Believe it or not, The Toast of New Orleans is actually the title of a 1950s musical starring Kathryn Grayson, Mario Lanza and David Niven. It’s about an uppity opera singer who meets and falls in love with a roguish Louisiana fisherman who happens to be a natural songbird. Seeing as this is a food column, you surely realize that we won’t be discussing that kind of “toast,” but it’s certainly something to sing about.
Growing up, my mother would often make us “cheese on toast” as breakfast or an afternoon snack. She’d lay thick slices of jack cheese on whole wheat or sliced sourdough and pop it into the toaster oven. While it cooked, she would periodically spread out the melted cheese with a knife so that the finished product would have an even layer of bubbling cheese. Never in my wildest imagination did I ever think I’d find toast as an appetizer or an entree on a restaurant menu, but over the past few years it seems to pop up practically everywhere you look.
It’s not so surprising to see toast on the menu at a breakfast spot, especially at a restaurant called Toast, but it’s not simply toasted bread or even my mom’s cheese on toast. It’s something quite different, something closely resembling bruschetta, but not quite. Chef and owner of Toast (and Tartine) Cara Benson takes toast to a whole new level using her own, freshly baked multigrain or brioche bread and topping it with cream cheese, cured salmon and scrambled eggs or better yet, local honey, prosciutto and tangy ricotta cheese. If this doesn’t tantalize, the price certainly should with no “toast” breaking the $6 mark. I’ll take three if you please…
Outstanding, well-made bread like Benson’s is obviously the key for any worthwhile toast, be it what pops up out of your toaster or the more “elevated” type and they’re definitely on to that fact at the French Truck Cafe. This bright yellow double-turned-cafe launched by small-batch coffee roaster Geoffrey Meeker is not only a terrific spot to score an amazing cuppa joe. Using breads made by master “bakester” Megan Forman, owner of Gracious Bakery in Gert Town, French Truck Cafe offers their own selection of sumptuous toasts. Try one (or two) of each toasted type like white bean with prosciutto brittle and pistou, fresh avocado topped with red pepper and pickled red onion or sweeten things up with a “B.N.B” – bacon, nutella and basil.
Over at Cavan, the new tavernesque-type restaurant hiding inside a stunning 19th century townhouse on Magazine Street, there’s a whole section of the menu reserved for toast. Chef Ben Thibodeaux dazzles with his chilled white bean toast with grilled kale and walnut pesto or the creamy crab and avocado toast with butter beans, but my favorite so far is the roast tomato with goat cheese and bacon marmalade topped with a sunny-side-up egg for brunch. I assure you, it’s as wonderful as it sounds.

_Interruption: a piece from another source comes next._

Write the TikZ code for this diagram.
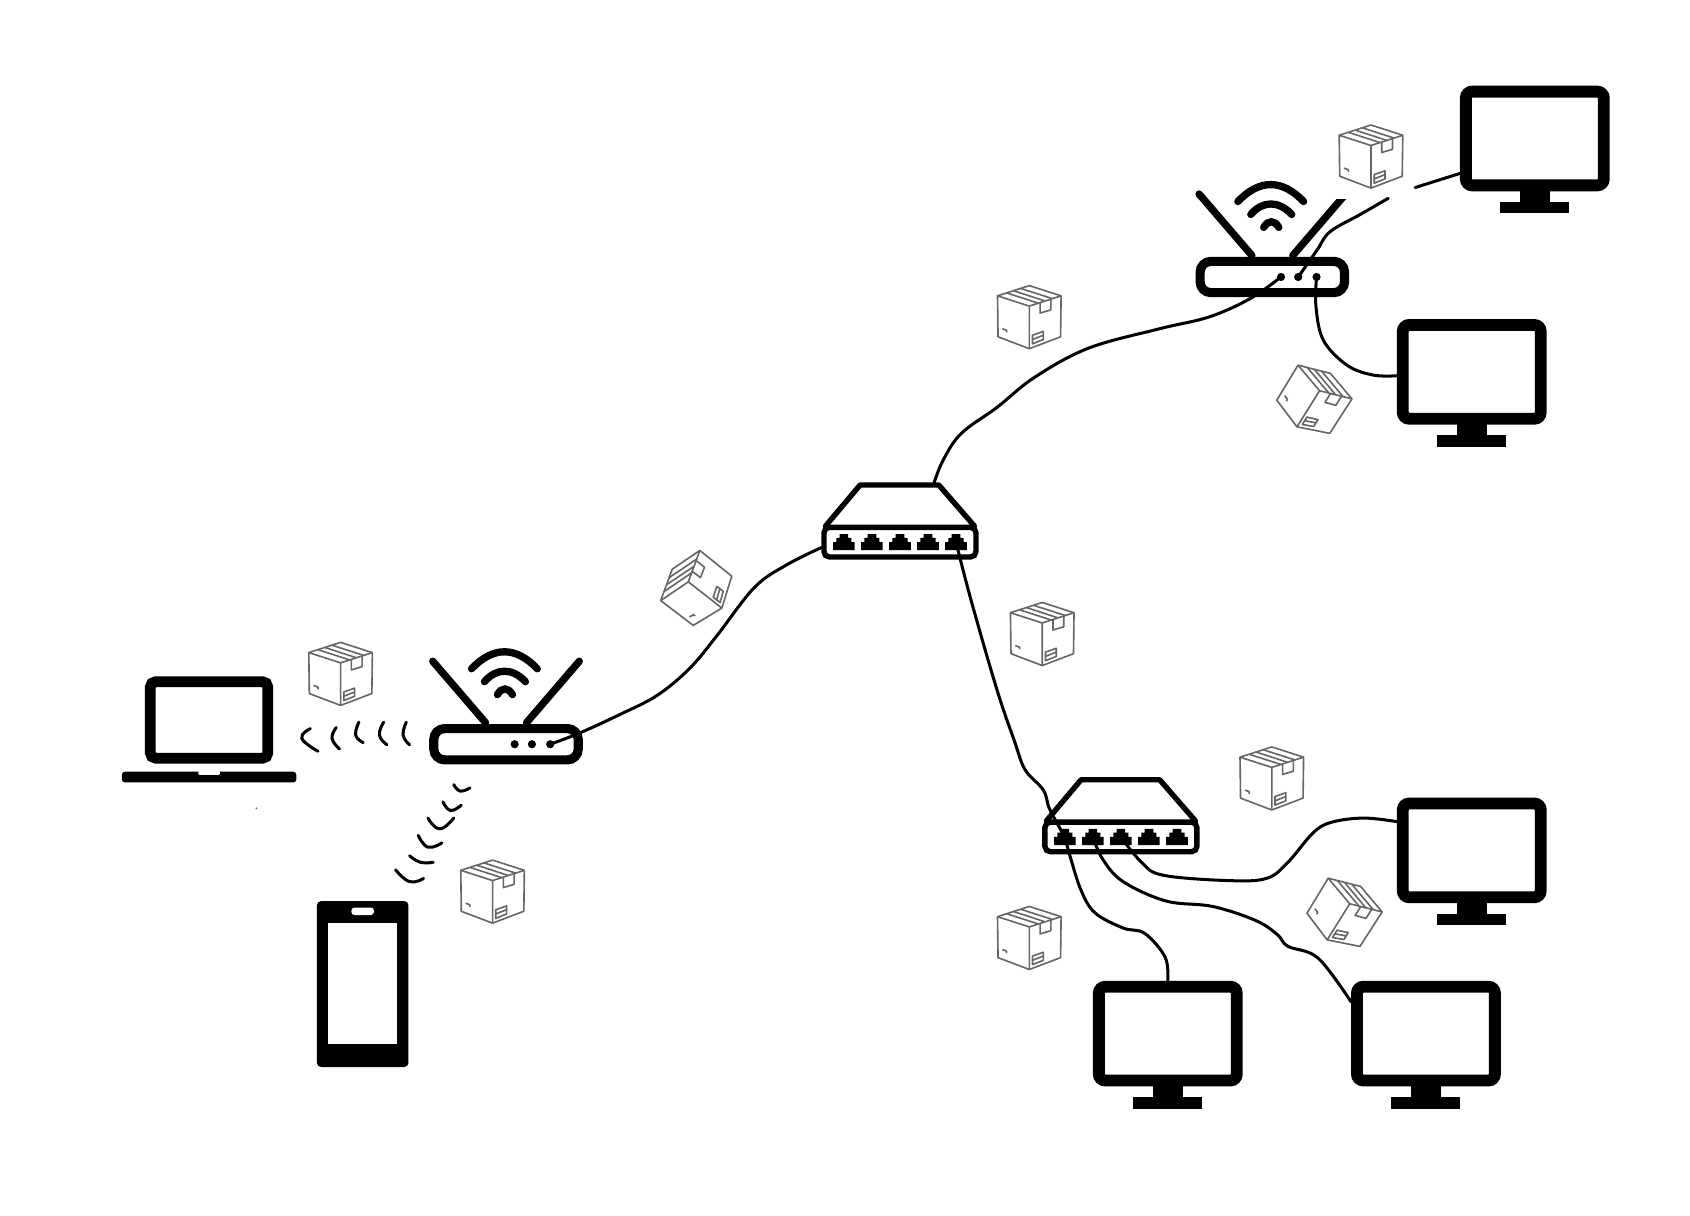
\documentclass[tikz,border=0pt]{standalone}
\usepackage{tikz}

\begin{document}
\begin{tikzpicture}[
    x=0.1mm, y=-0.1mm,
    screen/.style={rectangle, draw, line width=1.1mm, rounded corners=0.6mm, minimum width=12.8mm, minimum height=8.7mm, inner sep=0},
    lid/.style={rectangle, draw, line width=1mm, rounded corners=0.5mm, minimum width=10.9mm, minimum height=7.1mm, inner sep=0},
    radiobody/.style={rectangle, draw, line width=0.85mm, rounded corners=1mm, minimum width=13.4mm, minimum height=2.9mm, inner sep=0},
    hubbody/.style={rectangle, draw, line width=0.5mm, rounded corners=0.5mm, minimum width=14.1mm, minimum height=2.75mm, inner sep=0},
    handset/.style={rectangle, fill=black, rounded corners=0.4mm, minimum width=8.5mm, minimum height=15.4mm, inner sep=0},
    cable/.style={line width=0.28mm, smooth, tension=0.6, line cap=round},
    wave/.style={line width=0.28mm, smooth, tension=0.8, line cap=round},
    parcel/.style={draw=black!60, line width=0.15mm, line join=round},
    mast/.style={line width=0.68mm, line cap=round},
    monitor/.pic={
        \node [screen] (-screen) {};
        \fill (-14,48) rectangle (14,60);
        \fill (-32,59) rectangle (32,69.5);
    },
    router/.pic={
        \node [radiobody] (-body) {};
        \draw [mast] (-19,-20) -- (-68,-77) (19,-20) -- (68,-77);
        \draw [mast] (-32,-70) .. controls (-12,-91) and (9,-91) .. (29,-70);
        \draw [mast] (-20,-58) .. controls (-9,-71) and (6,-71) .. (18,-58);
        \draw [mast] (-8,-46) .. controls (-4,-53) and (2,-53) .. (6,-46);
        \foreach \i/\x in {1/8,2/24,3/41} {
            \coordinate (-port\i) at (\x,0);
            \fill (-port\i) circle (3.8);
        }
    },
    hub/.pic={
        \node [hubbody] (-body) {};
        \draw [line width=0.5mm, line join=round, line cap=round] (-69,-15) -- (-37,-53) -- (36,-53) -- (69,-15);
        \foreach \i/\x in {1/-52,2/-26,3/0,4/26,5/52} {
            \coordinate (-port\i) at (\x,0);
            \fill [shift={(\x,0)}] (-10,7.5) -- (-10,0) -- (-7,0) -- (-7,-4) -- (-4,-4) -- (-4,-7.5) -- (4,-7.5) -- (4,-4) -- (7,-4) -- (7,0) -- (10,0) -- (10,7.5) -- cycle;
        }
    },
    packet/.pic={
        \draw [parcel] (0,-29) -- (29.5,-19.5) -- (29,18.5) -- (0,29.5) -- (-29,18.5) -- (-29.5,-19.5) -- cycle;
        \draw [parcel] (-29.5,-19.5) -- (0,-10) -- (29.5,-19.5) (0,-10) -- (0,29.5);
        \draw [parcel] (-21,-22.2) -- (8.5,-12.7) (-14.7,-24.3) -- (14.7,-14.7) (-8,-26.4) -- (21.5,-16.9);
        \draw [parcel] (10,-13.2) -- (10,-3.5) -- (20,-6.5) -- (20,-16.4);
        \draw [parcel] (3,17) -- (13,13.5) -- (13,21) -- (3,25) -- cycle (3,21) -- (13,17);
        \draw [parcel] (-25,11) -- (-21,12.5) -- (-21,14.5);
    }
]
\useasboundingbox (0,0) rectangle (1568,1128);

\pic (pcTop) at (1424,128.5) {monitor};
\pic (pcMid) at (1365.5,345) {monitor};
\pic (pcRight) at (1365.5,789) {monitor};
\pic (pcLow) at (1083.5,959) {monitor};
\pic (pcEnd) at (1323,959) {monitor};
\pic (wifiHome) at (469.5,690.5) {router};
\pic (wifiOffice) at (1180.5,257) {router};
\fill [white] (1236,174) rectangle (1260,185);
\pic (hubCore) at (835,503) {hub};
\pic (hubLab) at (1040,776.5) {hub};

\node [lid] (laptop) at (194,668) {};
\node [rectangle, fill=black, rounded corners=0.3mm, minimum width=16.2mm, minimum height=1mm, inner sep=0] (laptopbase) at (194,721) {};
\fill [white, rounded corners=0.1mm] (184,715) -- (184,719) -- (204,719) -- (204,715) -- cycle;

\node [handset] (phone) at (336.5,913) {};
\node [rectangle, fill=white, minimum width=6.4mm, minimum height=11.3mm, inner sep=0] (phonescreen) at (336,912.5) {};
\node [rectangle, fill=white, rounded corners=0.3mm, minimum width=2.1mm, minimum height=0.7mm, inner sep=0] (phonespeaker) at (336.5,845.5) {};

\pic at (316,625) {packet};
\pic at (457,827) {packet};
\pic at (955,294) {packet};
\pic at (967,588) {packet};
\pic at (1180,722) {packet};
\pic at (955,870) {packet};
\pic at (1272,145) {packet};
\pic [rotate=52] at (646.5,546) {packet};
\pic [rotate=-32] at (1219,371) {packet};
\pic [rotate=-32] at (1247,847) {packet};

\coordinate (gapA) at (1288,184);
\coordinate (gapB) at (1313,174);

\draw [cable] plot coordinates {(wifiHome-port3) (538,680) (575,663) (610,645) (640,620) (665,590) (700,545) (730,524) (hubCore-body.184)};
\draw [cable] plot coordinates {(hubCore-port5) (901,557) (925,640) (941,687) (951,714) (968,733) (974,751) (hubLab-port1)};
\draw [cable] plot coordinates {(866,450) (875,427) (892,402) (925,378) (960,350) (1010,323) (1076,305) (1122,294) (1160,277) (wifiOffice-port1)};
\draw [cable] plot coordinates {(wifiOffice-port2) (1222,232) (1234,215) (1262,199) (gapA)};
\draw [cable] plot coordinates {(gapB) (pcTop-screen.205)};
\draw [cable] plot coordinates {(wifiOffice-port3) (1221,285) (1228,316) (1250,339) (1274,348) (pcMid-screen.183)};
\draw [cable] plot coordinates {(hubLab-port1) (993,795) (1003,826) (1016,847) (1042,861) (1062,866) (1081,888) (pcLow-screen.north)};
\draw [cable] plot coordinates {(hubLab-port2) (1023,797) (1042,818) (1082,836) (1125,841) (1165,854) (1185,867) (1195,878) (1223,889) (pcEnd-screen.157)};
\draw [cable] plot coordinates {(hubLab-port3) (1059,800) (1079,812) (1139,817) (1175,815) (1195,800) (1218,773) (1235,763) (1265,759) (pcRight-screen.159)};

\foreach \ax/\ay/\bx/\by/\cx/\cy in {288/676/280/685/295/697, 312/675/308/685/315/695, 333/670/330/682/337/689, 356/670/352/682/359/691, 377/670/374/682/380/691, 421/728/427/734/436/731, 411/744/418/752/428/747, 397/759/408/769/421/759, 388/775/397/786/410/782, 380/794/390/800/402/800, 367/807/380/818/393/815} {
    \draw [wave] plot coordinates {(\ax,\ay) (\bx,\by) (\cx,\cy)};
}
\fill [black!60] (238,750) circle (1);
\end{tikzpicture}
\end{document}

Though it may be bursting at the seams with new restaurants, Freret Street recently added to its culinary repertoire a wine bar and bistro dubbed Bar Frances. Touting “new American” cuisine, Bar Frances seems to have a distinctly French slant with a sprinkling of Asian and Italian influences to boot. Among saucisson, duck rillettes, beef tartare and chicken liver mousse springs mushroom toast made with grilled shiitake and pickled honshimeji (brown or white beech mushrooms) atop a thick slice of country bread baked by Bellegarde Bakery.
I’ve barely scraped the surface of this crusty topic, but I hope I’ve buttered your appetite for this well-topped trend. As for this article, well . . . it’s toast!